Blog story first published on WorldAutoSteel's Steel E-Motive website - January 2021

We are approaching a critical milestone in automotive history. Mobility as a Service (MaaS) is going to significantly change the way we think about transportation, with the definition going beyond simply the movement of the vehicle from A to B. Instead the focus will shift from the vehicle itself to the wider concept of the movement of people and goods and how this is supported and facilitated by connected, autonomous electric vehicles and shared transportation platforms.

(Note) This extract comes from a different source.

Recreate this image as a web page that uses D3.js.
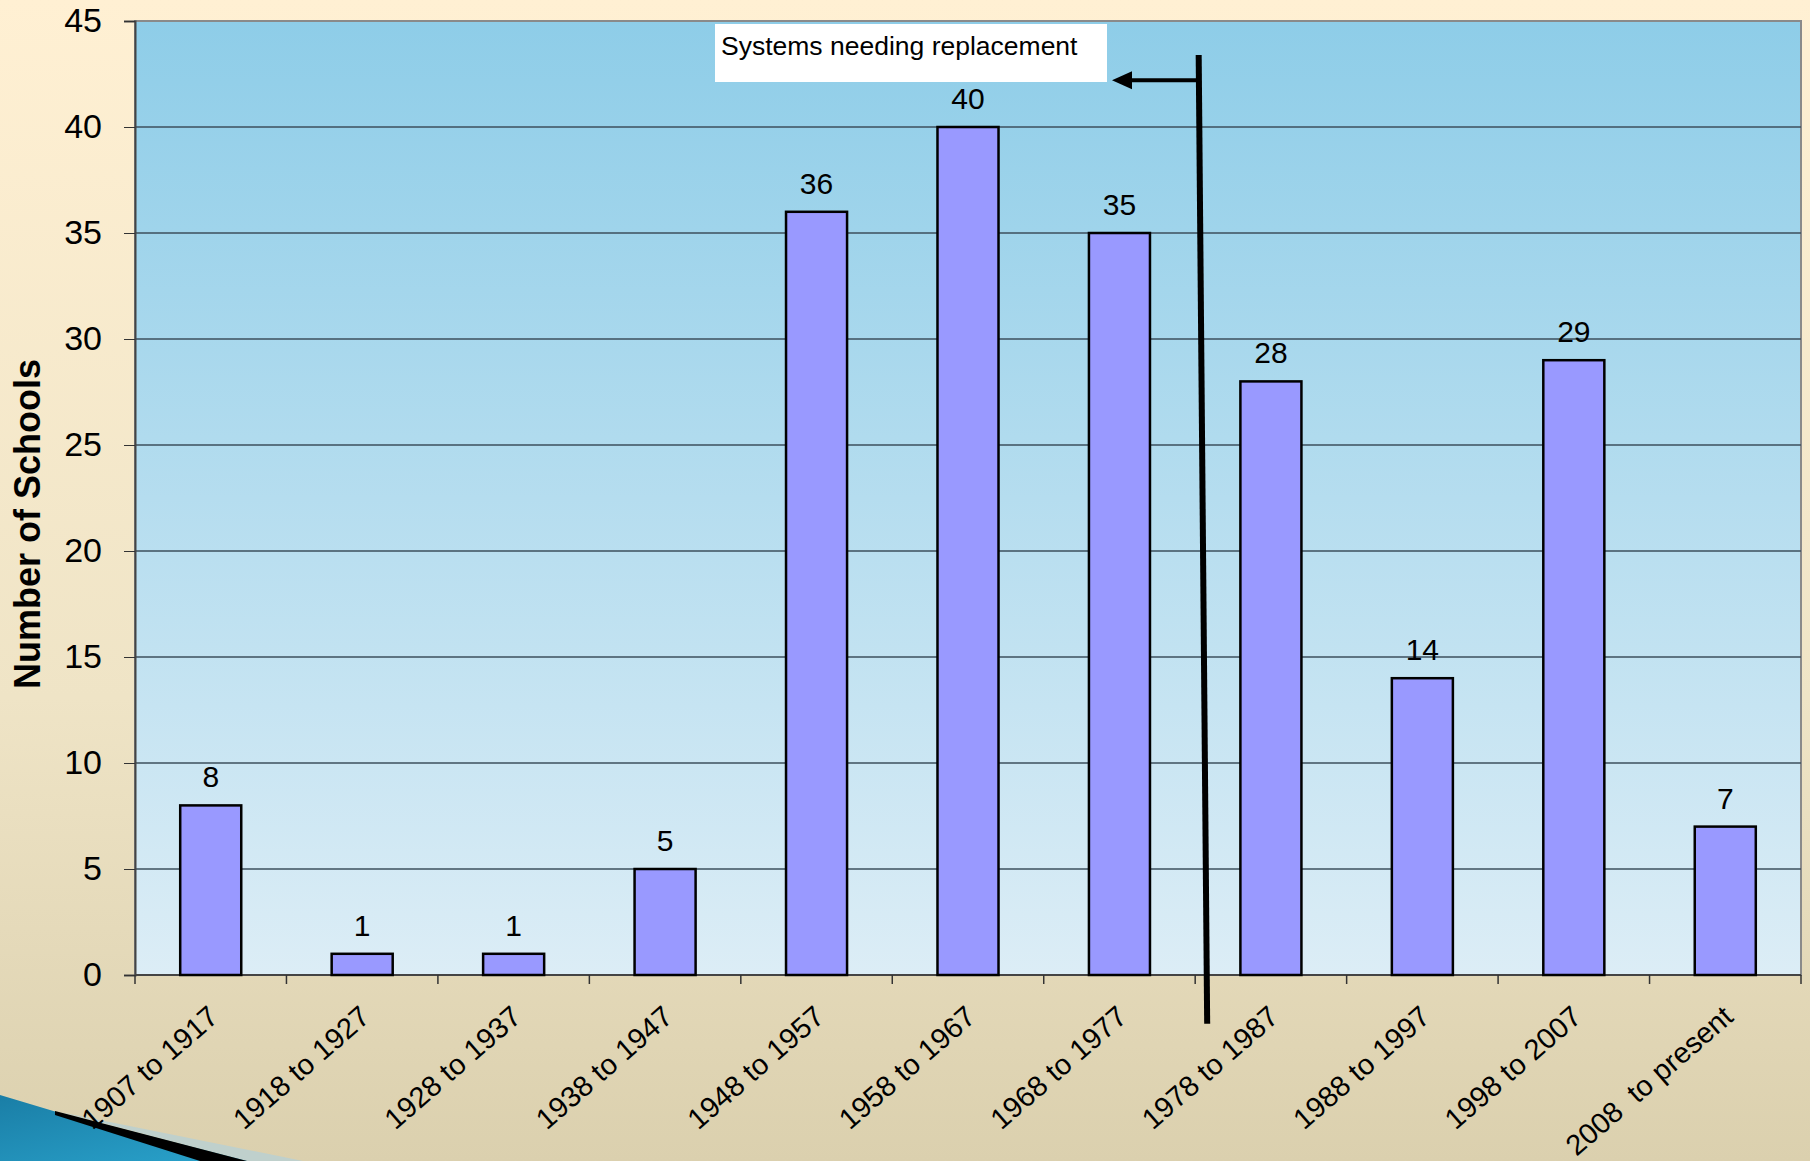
<!DOCTYPE html>
<html>
<head>
<meta charset="utf-8">
<title>Number of Schools</title>
<script src="https://d3js.org/d3.v7.min.js"></script>
<style>
  body { margin: 0; }
  svg { display: block; font-family: "Liberation Sans", Arial, sans-serif; }
  .grid line { stroke: #3d4f5c; stroke-width: 1.5px; }
  .bar { fill: #9999ff; stroke: #000; stroke-width: 2.5px; }
  .ylab text { font-size: 34px; fill: #000; }
</style>
</head>
<body>
<script>
// data
var periods = ["1907 to 1917", "1918 to 1927", "1928 to 1937", "1938 to 1947",
  "1948 to 1957", "1958 to 1967", "1968 to 1977", "1978 to 1987",
  "1988 to 1997", "1998 to 2007", "2008  to present"];
var schools = [8, 1, 1, 5, 36, 40, 35, 28, 14, 29, 7];
var yTicks = [0, 5, 10, 15, 20, 25, 30, 35, 40, 45];

var w = 1810, h = 1161;
// plot box (window.top is reserved, so prefix these)
var pLeft = 135, pRight = 1801, pTop = 21, pBottom = 975;

var svg = d3.select("body").append("svg")
    .attr("width", w)
    .attr("height", h);

var defs = svg.append("defs");
var bg = defs.append("linearGradient").attr("id", "bg")
    .attr("x1", 0).attr("y1", 0).attr("x2", 0).attr("y2", 1);
bg.append("stop").attr("offset", "0%").attr("stop-color", "#fff0d3");
bg.append("stop").attr("offset", "60%").attr("stop-color", "#efe4c6");
bg.append("stop").attr("offset", "100%").attr("stop-color", "#dbd0ae");

var plotbg = defs.append("linearGradient").attr("id", "plotbg")
    .attr("x1", 0).attr("y1", 0).attr("x2", 0).attr("y2", 1);
plotbg.append("stop").attr("offset", "0%").attr("stop-color", "#8ecde8");
plotbg.append("stop").attr("offset", "100%").attr("stop-color", "#dcedf6");

var swoosh = defs.append("linearGradient").attr("id", "swoosh")
    .attr("x1", 0).attr("y1", 0).attr("x2", 1).attr("y2", 1);
swoosh.append("stop").attr("offset", "0%").attr("stop-color", "#1a7ea6");
swoosh.append("stop").attr("offset", "100%").attr("stop-color", "#2aa3cc");

// page background
svg.append("rect")
    .attr("width", w).attr("height", h)
    .attr("fill", "url(#bg)");

// bottom-left decoration
svg.append("path")
    .attr("d", "M60,1112 L303,1161 L247,1161 Z")
    .attr("fill", "#bfd0cc");
svg.append("path")
    .attr("d", "M0,1095 L60,1113 L247,1161 L0,1161 Z")
    .attr("fill", "url(#swoosh)");
svg.append("path")
    .attr("d", "M55,1111 L247,1161 L200,1161 L55,1115 Z")
    .attr("fill", "#000");

var x = d3.scaleBand()
    .domain(periods)
    .range([pLeft, pRight])
    .paddingInner(0.597)
    .paddingOuter(0.2985);

var y = d3.scaleLinear()
    .domain([0, 45])
    .range([pBottom, pTop]);

// plot area
svg.append("rect")
    .attr("x", pLeft).attr("y", pTop)
    .attr("width", pRight - pLeft).attr("height", pBottom - pTop)
    .attr("fill", "url(#plotbg)")
    .attr("stroke", "#8a8a8a")
    .attr("stroke-width", 2);

// gridlines
svg.append("g")
    .attr("class", "grid")
    .selectAll("line")
    .data(yTicks.filter(function(d) { return d > 0 && d < 45; }))
    .enter().append("line")
    .attr("x1", pLeft).attr("x2", pRight)
    .attr("y1", function(d) { return y(d); })
    .attr("y2", function(d) { return y(d); });

// y axis
var yAxis = svg.append("g")
    .attr("class", "ylab")
    .attr("transform", "translate(" + pLeft + ",0)")
    .call(d3.axisLeft(y).tickValues(yTicks).tickSize(11).tickPadding(22));
yAxis.selectAll("line").attr("stroke", "#333");
yAxis.select(".domain").attr("stroke", "#444").attr("stroke-width", 2);
yAxis.selectAll("text").attr("font-family", "Liberation Sans, Arial, sans-serif");

// x axis line + ticks on category boundaries
svg.append("line")
    .attr("x1", pLeft).attr("x2", pRight)
    .attr("y1", pBottom).attr("y2", pBottom)
    .attr("stroke", "#444").attr("stroke-width", 2);

var bounds = d3.range(periods.length + 1).map(function(i) {
    return pLeft + i * x.step();
});
svg.append("g").selectAll("line")
    .data(bounds)
    .enter().append("line")
    .attr("x1", function(d) { return d; })
    .attr("x2", function(d) { return d; })
    .attr("y1", pBottom).attr("y2", pBottom + 9)
    .attr("stroke", "#333").attr("stroke-width", 1.5);

// bars
svg.append("g").selectAll("rect")
    .data(schools)
    .enter().append("rect")
    .attr("class", "bar")
    .attr("x", function(d, i) { return x(periods[i]); })
    .attr("y", function(d) { return y(d); })
    .attr("width", x.bandwidth())
    .attr("height", function(d) { return y(0) - y(d); });

// value labels
svg.append("g").selectAll("text")
    .data(schools)
    .enter().append("text")
    .attr("x", function(d, i) { return x(periods[i]) + x.bandwidth() / 2; })
    .attr("y", function(d) { return y(d) - 18; })
    .attr("text-anchor", "middle")
    .attr("font-size", 30)
    .text(function(d) { return d; });

// category labels
svg.append("g").selectAll("text")
    .data(periods)
    .enter().append("text")
    .attr("transform", function(d) {
        var cx = x(d) + x.bandwidth() / 2 - 4;
        return "translate(" + cx + "," + (pBottom + 29) + ") rotate(-41)";
    })
    .attr("text-anchor", "end")
    .attr("dy", "0.71em")
    .attr("font-size", 29)
    .style("white-space", "pre")
    .text(function(d) { return d; });

// y axis title
svg.append("text")
    .attr("transform", "translate(27," + ((pTop + pBottom) / 2 + 26) + ") rotate(-90)")
    .attr("text-anchor", "middle")
    .attr("dy", "0.35em")
    .attr("font-size", 36)
    .attr("font-weight", "bold")
    .text("Number of Schools");

// annotation: replacement divider and arrow
var divX = pLeft + 7 * x.step();
svg.append("line")
    .attr("x1", divX + 3.5).attr("y1", y(43.4))
    .attr("x2", divX + 12).attr("y2", y(-2.3))
    .attr("stroke", "#000").attr("stroke-width", 6);

var arrowY = y(42.2);
svg.append("line")
    .attr("x1", divX + 3.5).attr("y1", arrowY)
    .attr("x2", 1128).attr("y2", arrowY)
    .attr("stroke", "#000").attr("stroke-width", 4);
svg.append("path")
    .attr("d", "M1112," + arrowY + " L1132," + (arrowY - 9) + " L1132," + (arrowY + 9) + " Z")
    .attr("fill", "#000");

svg.append("rect")
    .attr("x", 715).attr("y", 24)
    .attr("width", 392).attr("height", 58)
    .attr("fill", "#fff");
svg.append("text")
    .attr("x", 721).attr("y", 55)
    .attr("font-size", 26.5)
    .text("Systems needing replacement");
</script>
</body>
</html>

We are developing the Steel E-motive vehicle architecture with MaaS and autonomous applications in mind, targeting available technologies for 2030 deployment. Here, we are not only going to have to take into account the change in experience of owning and using a vehicle for the consumer, but also the impact on fleet operators as MaaS inevitably leads to an increase in demand for vehicle sharing, rental models and ride-hailing services over the next decade.

We expect that, whilst the front-end user experience will undoubtedly change, customers will ultimately expect a safe, comfortable, convenient and affordable experience with minimal environmental impact as they do with current vehicle ownership models. The challenge from this perspective is to develop a solution which will cover these core end user-expectations whilst catering for the new passive passenger experience that vehicle autonomy entails.

From the fleet operator’s perspective things could look very different. As operating models are changed to, for example, payment ‘on use’ and with outright car ownership in decline, it is likely that vehicle OEMs will mainly be selling vehicles to MaaS operators by 2030.

As vehicle ownership declines, consumers will turn to fleet operators to fulfil their transportation needs which will vary across a whole gamut of user cases. Any given journey will vary on the number of passengers, the length of the journey, how much luggage and so on.

A modular vehicle architecture may therefore be of interest to the fleet operator. There could be the option to change the field configurations, for example, to customise vehicle range based on the length of the journey.

The provision of a flexible cabin environment will be a more major focus in the engineering than ever been before. As an operator it would be great to think that you had a base vehicle platform which carried the end user to its destination, but the next day it was converted to a van and was delivering goods to your door! Flexibility is therefore in our minds when we look at the overall vehicle integration and architecture. From a practical perspective, being able to customize the number of seats, the amount of trunk space and the level of accessibility will allow the fleet operator a greater choice in the types of journeys that they are able to cater for.

Passenger safety and comfort are also high on the agenda when considering the interior package for MaaS application. We expect that, following the COVID-19 pandemic, there will be an increased emphasis on ensuring adequate space inside the cabin and an interior which enables high levels of cleanliness and hygiene. Curb-side ride hailing management requires new solutions for ingress-egress, which will affect side-crash load management.

Vehicle manufacturing, maintenance and warranty costs are key considerations, along with a focus on vehicle range and charging infrastructure. When considering the cost-effectiveness of the vehicle fleet, uptime allows the vehicle to operate at a price point which will keep their service competitive. At the end of the day, total cost of ownership will be key as the mobility service providers seek profitable business models.

The MaaS platform will drive a further level of connectivity and level 5 autonomy is high on the agenda for vehicle architecture developments. Putting aside the legislation and litigation of an autonomous vehicle, autonomous operation yields new options with the removal of driver and controls and reconsidering front-end interior space. A fully autonomous level 5 architecture has no pedalbox or steering wheel; which enables an alternative cockpit layout and the freedom on modularity in terms of the occupant layout and vehicle configuration discussed above.

It would be naïve to think that there isn’t the possibility of a level 5 vehicle being involved in an accident, especially given that, for the model year introduction that we are considering for the Steel E-motive vehicle, it will be sharing the road with non-autonomous vehicles. It is important that any vehicle architecture options that we consider must include consideration for this.

Autonomous vehicles have the potential to change the crash architecture and targets; ingress egress areas are larger challenging the overall vehicle structure. The crash strategies we are considering are still centred around the occupants but if a variant had rearward facing seats, challenges such as bulkhead and wheel well intrusion in a crash scenario will require more volume space and an alternative structure.

We believe that the use of steel technologies will help us to develop an affordable, strong, durable and sustainable vehicle architecture for the Steel E-motive project which will overcome the variety of challenges outlined above.

We are pushing the boundaries of steel material grades such as Gen3 AHSS (high strength and high formability), steel material fabrication process (e.g. 3D roll forming) and joining methods to ensure we have a durable lightweight and cost-effective architecture. This enables MaaS fleet operators to provide the safe, comfortable, convenient and cost-effective transportation service that customers will expect, with the view to minimizing environmental impact.